La dictadura, ¿quedó definitivamente atrás?
En 1983, desacreditados por la crisis económico-social y la debacle de Malvinas, los militares abandonaron el poder. Se reinstaló la democracia. Muchos creyeron que la pesadilla de la dictadura había quedado atrás. Pero se equivocaron. Lo que pudo haber quedado atrás, como actitud manifiesta, es el gobierno dictatorial y el terrorismo de estado. Pero uno y otro subsisten como amenaza latente, como temor instalado. Por sobre todas las cosas, lo que sobrevive es el tipo de economía y el tipo de sociedad que los militares comenzaron a instalar: una sociedad basada en el individualismo, y una economía cuyo paradigma es que los ricos tienen derecho a hacerse cada vez más ricos, mientras los pobres están condenados a ser cada vez más pobres. Las reformas neoliberales de Menem –hoy muy criticadas, pero poco revertidas– no hubieran sido posibles sin el camino allanado que les dejó la dictadura militar y el terrorismo de estado: una deuda externa tan enorme como ilegítima, un país desindustrializado y reprimarizado, una generación entera de activistas e intelectuales exterminada o exiliada, una cultura del miedo y del individualismo firmemente arraigada, una pobreza –cercana al 40% de la población– que convierte a sus víctimas en siervos y clientes de los poderosos, extrema concentración de la riqueza y el poder en unas pocas manos… ¡niños desnutridos en un país exportador neto de alimentos!

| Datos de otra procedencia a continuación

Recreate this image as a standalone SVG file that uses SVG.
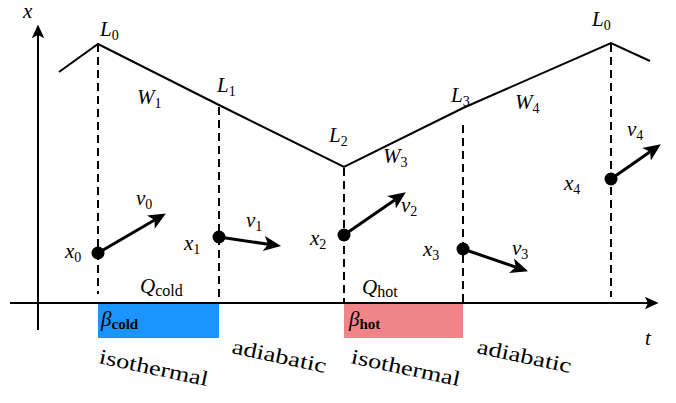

Todo esto nos legó la dictadura. Casi nada ha revertido la democracia. Esa es la deuda. Y mientras las cosas sigan así, esta democracia será lo que a muchos nos parece que es: no mucho más que una farsa.
NOTAS:
1 Cit. en L. Caraballo, N. Charlier y L. Garulli, La Dictadura (1976-1983). Testimonios y documentos, Bs. As., Publicaciones Ciclo Básico Común (UBA), 1996, p. 58.

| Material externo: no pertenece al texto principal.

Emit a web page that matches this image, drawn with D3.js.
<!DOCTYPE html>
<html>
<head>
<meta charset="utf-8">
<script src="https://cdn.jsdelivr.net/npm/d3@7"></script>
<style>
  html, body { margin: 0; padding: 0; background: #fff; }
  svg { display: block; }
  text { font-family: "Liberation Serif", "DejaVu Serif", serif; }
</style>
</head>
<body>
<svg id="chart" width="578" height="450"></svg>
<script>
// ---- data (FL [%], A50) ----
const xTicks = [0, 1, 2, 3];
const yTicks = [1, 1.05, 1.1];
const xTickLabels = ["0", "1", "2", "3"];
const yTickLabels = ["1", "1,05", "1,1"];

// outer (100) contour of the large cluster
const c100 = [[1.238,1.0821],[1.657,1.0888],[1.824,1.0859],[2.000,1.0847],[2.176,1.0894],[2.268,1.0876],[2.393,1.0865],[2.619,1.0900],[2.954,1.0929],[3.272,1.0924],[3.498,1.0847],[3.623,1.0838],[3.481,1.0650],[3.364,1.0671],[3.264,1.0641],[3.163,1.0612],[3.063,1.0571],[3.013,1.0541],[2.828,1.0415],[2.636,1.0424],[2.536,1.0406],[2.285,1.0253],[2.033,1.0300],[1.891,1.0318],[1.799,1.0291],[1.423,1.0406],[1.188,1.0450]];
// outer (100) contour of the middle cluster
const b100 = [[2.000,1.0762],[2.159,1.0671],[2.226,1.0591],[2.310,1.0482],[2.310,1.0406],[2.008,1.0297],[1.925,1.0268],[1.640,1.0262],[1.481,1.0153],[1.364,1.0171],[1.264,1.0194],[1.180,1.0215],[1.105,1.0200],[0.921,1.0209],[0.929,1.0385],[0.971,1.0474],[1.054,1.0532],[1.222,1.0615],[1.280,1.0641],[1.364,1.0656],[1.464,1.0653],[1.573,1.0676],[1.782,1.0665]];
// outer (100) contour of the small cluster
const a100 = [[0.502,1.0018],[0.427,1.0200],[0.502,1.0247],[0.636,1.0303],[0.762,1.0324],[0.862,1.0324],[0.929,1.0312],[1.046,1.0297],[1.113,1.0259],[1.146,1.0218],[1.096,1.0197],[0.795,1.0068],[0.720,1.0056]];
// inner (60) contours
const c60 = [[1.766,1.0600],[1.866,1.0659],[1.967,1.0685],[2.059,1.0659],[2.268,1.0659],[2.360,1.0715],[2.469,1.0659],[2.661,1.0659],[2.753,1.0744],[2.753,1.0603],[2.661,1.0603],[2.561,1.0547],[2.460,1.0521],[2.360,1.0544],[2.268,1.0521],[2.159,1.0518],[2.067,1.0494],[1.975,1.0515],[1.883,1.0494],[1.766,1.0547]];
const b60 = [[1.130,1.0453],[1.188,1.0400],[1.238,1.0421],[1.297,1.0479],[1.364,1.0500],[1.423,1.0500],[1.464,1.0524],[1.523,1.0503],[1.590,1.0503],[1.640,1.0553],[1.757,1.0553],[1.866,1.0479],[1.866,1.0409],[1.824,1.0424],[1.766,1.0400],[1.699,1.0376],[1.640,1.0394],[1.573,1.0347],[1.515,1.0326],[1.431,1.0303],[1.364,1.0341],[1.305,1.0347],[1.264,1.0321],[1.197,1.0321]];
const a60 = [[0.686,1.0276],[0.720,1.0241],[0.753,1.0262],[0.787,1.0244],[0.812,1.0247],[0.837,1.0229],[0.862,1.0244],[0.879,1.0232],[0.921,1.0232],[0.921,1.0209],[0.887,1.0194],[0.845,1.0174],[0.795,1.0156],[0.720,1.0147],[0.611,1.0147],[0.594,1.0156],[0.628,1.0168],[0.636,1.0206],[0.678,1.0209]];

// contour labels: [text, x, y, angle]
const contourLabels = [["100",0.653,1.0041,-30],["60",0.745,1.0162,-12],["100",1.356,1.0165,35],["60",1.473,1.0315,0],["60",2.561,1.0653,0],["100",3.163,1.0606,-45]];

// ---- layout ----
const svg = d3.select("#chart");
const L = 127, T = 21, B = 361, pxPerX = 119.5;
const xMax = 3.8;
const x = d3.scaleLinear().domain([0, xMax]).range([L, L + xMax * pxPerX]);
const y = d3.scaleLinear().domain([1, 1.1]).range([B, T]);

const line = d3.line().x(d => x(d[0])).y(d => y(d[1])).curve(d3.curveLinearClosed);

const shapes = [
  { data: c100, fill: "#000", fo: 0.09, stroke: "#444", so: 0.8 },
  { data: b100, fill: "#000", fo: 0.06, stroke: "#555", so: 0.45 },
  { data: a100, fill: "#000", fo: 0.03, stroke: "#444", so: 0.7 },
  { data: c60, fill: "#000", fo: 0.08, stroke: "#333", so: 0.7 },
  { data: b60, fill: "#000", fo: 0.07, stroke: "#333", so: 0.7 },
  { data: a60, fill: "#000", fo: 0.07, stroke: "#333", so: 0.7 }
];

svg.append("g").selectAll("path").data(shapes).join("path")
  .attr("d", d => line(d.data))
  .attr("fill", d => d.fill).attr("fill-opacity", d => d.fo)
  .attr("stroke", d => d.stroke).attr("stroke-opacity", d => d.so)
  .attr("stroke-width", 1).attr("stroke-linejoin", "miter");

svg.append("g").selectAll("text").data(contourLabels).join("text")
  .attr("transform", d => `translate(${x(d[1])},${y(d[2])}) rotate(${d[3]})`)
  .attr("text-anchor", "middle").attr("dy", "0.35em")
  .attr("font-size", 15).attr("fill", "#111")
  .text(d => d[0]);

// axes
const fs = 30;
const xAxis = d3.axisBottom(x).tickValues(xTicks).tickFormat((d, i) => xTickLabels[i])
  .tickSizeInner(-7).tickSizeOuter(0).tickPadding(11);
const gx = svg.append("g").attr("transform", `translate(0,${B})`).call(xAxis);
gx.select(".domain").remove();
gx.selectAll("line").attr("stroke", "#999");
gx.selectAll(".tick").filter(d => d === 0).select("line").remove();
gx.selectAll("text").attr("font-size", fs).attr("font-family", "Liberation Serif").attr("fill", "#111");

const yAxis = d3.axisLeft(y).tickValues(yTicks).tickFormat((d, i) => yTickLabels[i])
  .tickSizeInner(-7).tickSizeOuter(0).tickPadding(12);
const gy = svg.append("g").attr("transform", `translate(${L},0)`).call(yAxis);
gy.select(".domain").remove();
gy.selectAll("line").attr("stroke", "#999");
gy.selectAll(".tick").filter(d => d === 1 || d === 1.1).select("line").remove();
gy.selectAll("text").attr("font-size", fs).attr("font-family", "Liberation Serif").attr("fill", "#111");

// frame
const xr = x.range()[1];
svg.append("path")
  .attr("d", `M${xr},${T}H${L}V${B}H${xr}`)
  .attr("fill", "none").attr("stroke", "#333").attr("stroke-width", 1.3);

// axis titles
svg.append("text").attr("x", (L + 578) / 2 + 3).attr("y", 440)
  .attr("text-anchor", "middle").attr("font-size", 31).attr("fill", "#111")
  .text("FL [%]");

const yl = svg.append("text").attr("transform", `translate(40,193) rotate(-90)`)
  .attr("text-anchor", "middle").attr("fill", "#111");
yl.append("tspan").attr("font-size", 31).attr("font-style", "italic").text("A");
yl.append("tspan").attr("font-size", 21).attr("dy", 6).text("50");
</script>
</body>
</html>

2 En 2006, al cumplirse el 30° aniversario del golpe, con Néstor Kirchner como presidente, el Nunca más fue reeditado y la Secretaría de Derechos Humanos de la Nación le agregó un nuevo prólogo, distanciándose de la teoría de los dos demonios planteada por Ernesto Sábato en el prefacio original de 1984.

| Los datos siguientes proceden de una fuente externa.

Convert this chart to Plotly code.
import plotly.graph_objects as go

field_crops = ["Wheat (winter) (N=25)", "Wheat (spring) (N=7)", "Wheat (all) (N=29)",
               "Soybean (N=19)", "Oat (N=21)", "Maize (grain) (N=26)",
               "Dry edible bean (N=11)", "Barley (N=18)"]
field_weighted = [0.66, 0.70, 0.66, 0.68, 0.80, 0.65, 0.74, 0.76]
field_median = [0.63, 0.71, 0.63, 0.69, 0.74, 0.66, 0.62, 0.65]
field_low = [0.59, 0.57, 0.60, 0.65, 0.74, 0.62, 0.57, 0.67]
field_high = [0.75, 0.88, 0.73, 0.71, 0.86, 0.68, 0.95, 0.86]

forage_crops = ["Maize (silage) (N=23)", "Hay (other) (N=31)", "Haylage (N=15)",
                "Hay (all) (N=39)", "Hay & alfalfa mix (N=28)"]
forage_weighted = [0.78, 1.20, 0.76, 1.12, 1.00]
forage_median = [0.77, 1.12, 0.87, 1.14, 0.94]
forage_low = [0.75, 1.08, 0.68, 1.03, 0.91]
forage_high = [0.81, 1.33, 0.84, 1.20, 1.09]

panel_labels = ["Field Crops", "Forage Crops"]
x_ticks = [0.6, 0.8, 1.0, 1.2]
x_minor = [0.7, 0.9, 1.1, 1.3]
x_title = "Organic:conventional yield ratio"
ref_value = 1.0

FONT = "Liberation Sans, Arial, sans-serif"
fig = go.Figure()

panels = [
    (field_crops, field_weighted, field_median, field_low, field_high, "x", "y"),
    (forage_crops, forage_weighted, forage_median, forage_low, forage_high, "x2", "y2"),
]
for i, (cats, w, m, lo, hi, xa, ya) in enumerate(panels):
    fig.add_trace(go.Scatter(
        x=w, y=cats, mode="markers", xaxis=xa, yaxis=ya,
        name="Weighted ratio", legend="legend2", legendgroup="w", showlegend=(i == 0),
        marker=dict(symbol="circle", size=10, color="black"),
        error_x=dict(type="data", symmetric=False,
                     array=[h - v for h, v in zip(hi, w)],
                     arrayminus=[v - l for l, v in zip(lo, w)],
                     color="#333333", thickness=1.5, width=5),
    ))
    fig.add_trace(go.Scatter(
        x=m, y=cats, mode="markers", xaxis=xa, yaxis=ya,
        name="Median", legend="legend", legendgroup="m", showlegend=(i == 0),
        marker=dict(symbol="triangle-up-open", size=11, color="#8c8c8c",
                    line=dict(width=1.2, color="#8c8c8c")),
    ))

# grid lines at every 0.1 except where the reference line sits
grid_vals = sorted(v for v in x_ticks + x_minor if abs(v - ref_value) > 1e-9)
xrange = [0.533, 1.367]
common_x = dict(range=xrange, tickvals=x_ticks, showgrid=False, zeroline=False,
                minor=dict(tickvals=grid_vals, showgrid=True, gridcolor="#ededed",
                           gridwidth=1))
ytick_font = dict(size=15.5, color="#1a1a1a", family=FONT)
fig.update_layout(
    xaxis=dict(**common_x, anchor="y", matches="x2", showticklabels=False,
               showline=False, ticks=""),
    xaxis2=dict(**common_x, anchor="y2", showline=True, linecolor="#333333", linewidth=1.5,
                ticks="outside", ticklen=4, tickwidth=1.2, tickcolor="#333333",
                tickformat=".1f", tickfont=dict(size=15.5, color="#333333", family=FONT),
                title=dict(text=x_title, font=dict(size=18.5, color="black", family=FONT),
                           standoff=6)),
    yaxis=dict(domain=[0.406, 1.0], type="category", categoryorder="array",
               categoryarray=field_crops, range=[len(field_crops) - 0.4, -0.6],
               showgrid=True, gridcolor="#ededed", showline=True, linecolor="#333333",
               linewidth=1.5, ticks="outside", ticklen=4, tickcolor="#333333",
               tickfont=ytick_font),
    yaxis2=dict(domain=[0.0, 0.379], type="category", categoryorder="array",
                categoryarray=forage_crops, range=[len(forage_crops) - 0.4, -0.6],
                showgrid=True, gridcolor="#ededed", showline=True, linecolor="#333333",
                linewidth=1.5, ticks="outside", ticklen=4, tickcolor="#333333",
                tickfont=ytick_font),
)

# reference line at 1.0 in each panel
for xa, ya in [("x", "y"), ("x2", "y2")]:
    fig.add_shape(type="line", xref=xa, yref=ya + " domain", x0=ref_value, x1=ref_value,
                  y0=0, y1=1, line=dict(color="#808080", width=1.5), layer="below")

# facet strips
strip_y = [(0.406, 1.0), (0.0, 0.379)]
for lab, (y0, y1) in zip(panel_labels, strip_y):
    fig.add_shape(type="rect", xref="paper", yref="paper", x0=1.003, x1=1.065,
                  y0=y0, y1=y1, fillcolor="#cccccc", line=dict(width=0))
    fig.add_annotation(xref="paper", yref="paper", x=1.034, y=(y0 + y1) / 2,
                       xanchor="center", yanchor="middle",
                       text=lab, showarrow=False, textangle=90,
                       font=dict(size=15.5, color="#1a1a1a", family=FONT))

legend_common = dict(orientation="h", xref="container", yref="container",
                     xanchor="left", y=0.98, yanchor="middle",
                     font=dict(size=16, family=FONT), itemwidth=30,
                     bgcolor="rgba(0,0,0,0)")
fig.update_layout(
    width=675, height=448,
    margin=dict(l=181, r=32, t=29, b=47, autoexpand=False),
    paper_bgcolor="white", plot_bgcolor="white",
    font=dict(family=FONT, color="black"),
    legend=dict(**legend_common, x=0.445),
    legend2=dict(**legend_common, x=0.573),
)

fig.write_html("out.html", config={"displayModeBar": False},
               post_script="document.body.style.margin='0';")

3 Véase Eric Hobsbawm, “La barbarie en el siglo XX: manual del usuario”, en Sobre la Historia, Barcelona, Crítica, 1999.
4 Declaraciones de Videla a la periodista María Seoane –con fecha 25 de agosto de 1998– reproducidas en M. Seoane y V. Muleiro, El Dictador. La historia secreta y pública de Jorge Rafael Videla, Bs. As., Sudamericana, 2001, p. 215.